The Principle Bench of Goods and Service Tax Appellate Tribunal (GSTAT) while rejecting Rs. 13.41 Crore GST refund claim has held that the procurement support services from foreign group entities are taxable import of services and not as intermediary services.
The bench of Justice (Retd.) Dr. Sanjaya Kumar Mishra (President) and Anil Kumar Gupta (Technical Member) has undertook a detailed analysis of the procurement agreement, statutory provisions, CBIC Circular No. 159/15/2021-GST, and various judicial precedents dealing with intermediary services. The intermediary services generally involve: Three parties; A main supply between two principals; A separate ancillary supply that merely facilitates the main transaction; and A person acting in a supportive or facilitative capacity rather than supplying services on its own account. While the procurement arrangement involved multiple parties, the Tribunal observed that the foreign group entity was not merely introducing suppliers or facilitating purchases. Instead, it was carrying out substantial procurement functions as a centralized procurement centre for the global group. According to the Tribunal, the services rendered were not ancillary in nature but constituted the very business activity of the overseas procurement hub.
The dispute arose from a procurement arrangement between an Indian company engaged in manufacturing and distribution activities and its Switzerland-based group entity, which functioned as a centralized procurement hub for the multinational group.
Under a procurement agreement, the overseas entity performed a broad range of functions including supplier identification, vendor evaluation, procurement strategy formulation, contract negotiations, supplier risk assessment, sourcing support, procurement analytics, and supply chain management.
Between January and June 2022, the Indian company paid Integrated GST (IGST) under the Reverse Charge Mechanism (RCM), treating the services as an import of services.
Subsequently, the company changed its tax position and argued that the overseas entity was merely facilitating transactions between third-party suppliers and the Indian recipient. It therefore claimed that the services qualified as “intermediary services” under Section 2(13) of the IGST Act.

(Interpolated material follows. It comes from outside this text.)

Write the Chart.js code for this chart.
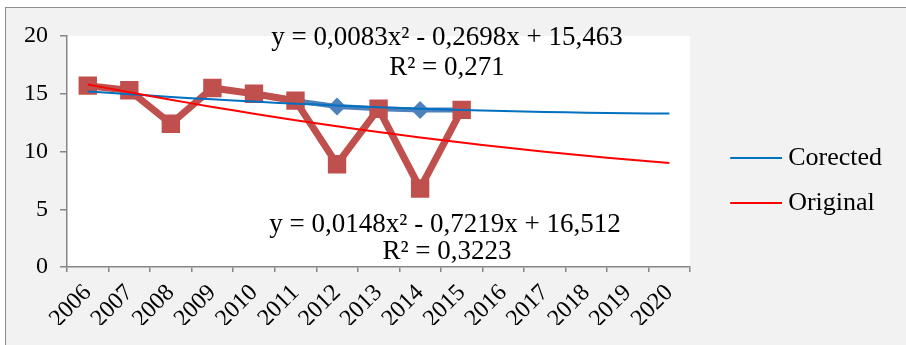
<!DOCTYPE html>
<html>
<head>
<meta charset="utf-8">
<title>Corected / Original</title>
<script src="https://cdn.jsdelivr.net/npm/chart.js@4.4.1/dist/chart.umd.min.js"></script>
<style>
  body { margin: 0; background: #fff; }
  #frame { position: absolute; left: 5px; top: 7px; width: 920px; height: 360px;
           background: #f2f2f2; border-left: 1px solid #8c8c8c; border-top: 1px solid #8c8c8c; }
  #chart { display: block; }
</style>
</head>
<body>
<div id="frame"><canvas id="chart" width="900" height="337"></canvas></div>
<script>
// categories
var years = ['2006', '2007', '2008', '2009', '2010', '2011', '2012', '2013',
             '2014', '2015', '2016', '2017', '2018', '2019', '2020'];
// series values
var corected = [15.7, 15.3, 12.4, 15.5, 15.0, 14.4, 13.9, 13.7, 13.6, 13.6];
var original = [15.7, 15.3, 12.4, 15.5, 15.0, 14.4, 8.9, 13.7, 6.8, 13.6];
// polynomial trendline coefficients as printed on the chart (a, b, c)
var trendCorected = [0.0083, -0.2698, 15.463];
var trendOriginal = [0.0148, -0.7219, 16.512];
var legendNames = ['Corected', 'Original'];
var equations = [
    'y = 0,0083x\u00b2 - 0,2698x + 15,463', 'R\u00b2 = 0,271',
    'y = 0,0148x\u00b2 - 0,7219x + 16,512', 'R\u00b2 = 0,3223'
];
// y axis ticks
var yMin = 0, yMax = 20, yStep = 5;

var serif = 'Liberation Serif';
var axisGray = '#868686';

function trend(coef) {
    return years.map(function (y, i) {
        var x = i + 1;
        return coef[0] * x * x + coef[1] * x + coef[2];
    });
}

// legend swatch: a short line with some empty room on its left
function lineSwatch(color) {
    var c = document.createElement('canvas');
    c.width = 80;
    c.height = 2;
    var g = c.getContext('2d');
    g.fillStyle = color;
    g.fillRect(28, 0, 52, 2);
    return c;
}

// white plot area on the grey chart background
var plotBg = {
    id: 'plotBg',
    beforeDraw: function (chart) {
        var a = chart.chartArea, c = chart.ctx;
        c.save();
        c.fillStyle = '#ffffff';
        c.fillRect(a.left, a.top, a.right - a.left, a.bottom - a.top);
        c.restore();
    }
};

// trendline equations
var notes = {
    id: 'notes',
    afterDatasetsDraw: function (chart) {
        var c = chart.ctx;
        var pos = [[441, 30], [441, 60], [439, 217], [441, 244]];
        c.save();
        c.font = '27px "' + serif + '"';
        c.fillStyle = '#000';
        c.textAlign = 'center';
        c.textBaseline = 'middle';
        equations.forEach(function (t, i) {
            c.fillText(t, pos[i][0], pos[i][1]);
        });
        c.restore();
    }
};

var ctx = document.getElementById('chart').getContext('2d');
var chart = new Chart(ctx, {
    type: 'line',
    data: {
        labels: years,
        datasets: [{
            label: 'Corected data',
            data: corected,
            borderColor: '#4f81bd',
            backgroundColor: '#4f81bd',
            borderWidth: 5,
            pointStyle: 'rectRot',
            pointRadius: 9,
            pointBorderWidth: 0,
            order: 4
        }, {
            label: 'Original data',
            data: original,
            borderColor: '#c0504d',
            backgroundColor: '#c0504d',
            borderWidth: 7,
            pointStyle: 'rect',
            pointRadius: 13,
            pointBorderWidth: 0,
            order: 3
        }, {
            label: legendNames[0],
            data: trend(trendCorected),
            borderColor: '#0070c0',
            borderWidth: 2,
            pointRadius: 0,
            tension: 0.3,
            order: 2
        }, {
            label: legendNames[1],
            data: trend(trendOriginal),
            borderColor: '#ff0000',
            borderWidth: 2,
            pointRadius: 0,
            tension: 0.3,
            order: 1
        }]
    },
    options: {
        responsive: false,
        animation: false,
        layout: { padding: { top: 28, left: 0, right: 14, bottom: 20 } },
        plugins: {
            tooltip: { enabled: false },
            legend: {
                position: 'right',
                labels: {
                    usePointStyle: true,
                    pointStyleWidth: 66,
                    padding: 19,
                    color: '#000',
                    font: { family: serif, size: 26 },
                    generateLabels: function (chart) {
                        return [2, 3].map(function (i) {
                            var ds = chart.data.datasets[i];
                            return { text: ds.label, pointStyle: lineSwatch(ds.borderColor),
                                     fillStyle: ds.borderColor, strokeStyle: ds.borderColor,
                                     lineWidth: 0, datasetIndex: i, hidden: false };
                        });
                    }
                }
            }
        },
        scales: {
            x: {
                offset: true,
                grid: { offset: true, drawOnChartArea: false, tickLength: 5, color: axisGray, lineWidth: 1.5 },
                border: { color: axisGray, width: 1.5 },
                ticks: { color: '#000', font: { family: serif, size: 24 }, minRotation: 45, maxRotation: 45,
                         autoSkip: false, padding: 7 },
                afterFit: function (s) { s.height = 58; }
            },
            y: {
                min: yMin,
                max: yMax,
                grid: { drawOnChartArea: false, tickLength: 7, color: axisGray, lineWidth: 1.5 },
                border: { color: axisGray, width: 1.5 },
                ticks: { stepSize: yStep, color: '#000', font: { family: serif, size: 24 }, padding: 12 },
                afterFit: function (s) { s.width = 61; }
            }
        }
    },
    plugins: [plotBg, notes]
});
</script>
</body>
</html>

Based on this interpretation, the company contended that the place of supply should be the location of the service provider outside India, making the transaction non-taxable in India and entitling it to a refund of the tax already paid.
The department rejected the refund applications, holding that the services received were not intermediary services but independent procurement services supplied by the foreign entity on its own account.
The Department maintained that the overseas procurement hub was not acting as a broker or agent. Instead, it was providing comprehensive procurement and sourcing services using its own expertise, systems, and resources.
The first appellate authority upheld the rejection, leading to appeals before the GSTAT.
The central issue before the Tribunal was whether the procurement support services fell within the definition of “intermediary” under Section 2(13) of the IGST Act.
The classification was crucial because intermediary services were governed by Section 13(8)(b) of the IGST Act (as applicable during the relevant period), under which the place of supply would be the location of the service provider.
If the services were not intermediary services, the transaction would remain taxable as an import of services, with the place of supply being India.
The Tribunal relied heavily on recent High Court decisions, including the Karnataka High Court’s ruling in Columbia Sportswear India Sourcing Pvt. Ltd. and the Delhi High Court’s decision in Blackberry India Pvt. Ltd. The judgments emphasized that a service provider performing substantive services independently and on a principal-to-principal basis cannot be categorized as an intermediary merely because its activities support another entity’s business operations.
The Bench observed that the foreign procurement hub functioned as an independent contractor and had no authority to bind the Indian company in commercial transactions with suppliers.
Interestingly, the Tribunal disagreed with one observation made by the first appellate authority, which had characterized the refund application as an “afterthought.”
The GSTAT clarified that the GST law expressly permits taxpayers to seek refunds of taxes paid under a mistaken understanding of law, subject to compliance with statutory conditions and limitation requirements.
Therefore, merely changing a legal interpretation at a later stage cannot by itself invalidate a refund claim.
However, the Tribunal emphasized that the taxpayer must still establish legal entitlement to the refund, which was not demonstrated in the present case.
The GSTAT ultimately held that the procurement support services were not intermediary services; the foreign entity supplied services on its own account; the services constituted taxable import of services; the place of supply was India; GST had been correctly paid under the Reverse Charge Mechanism; and the refund claims were not admissible.
The Tribunal dismissed all appeals and upheld the orders rejecting the refund applications.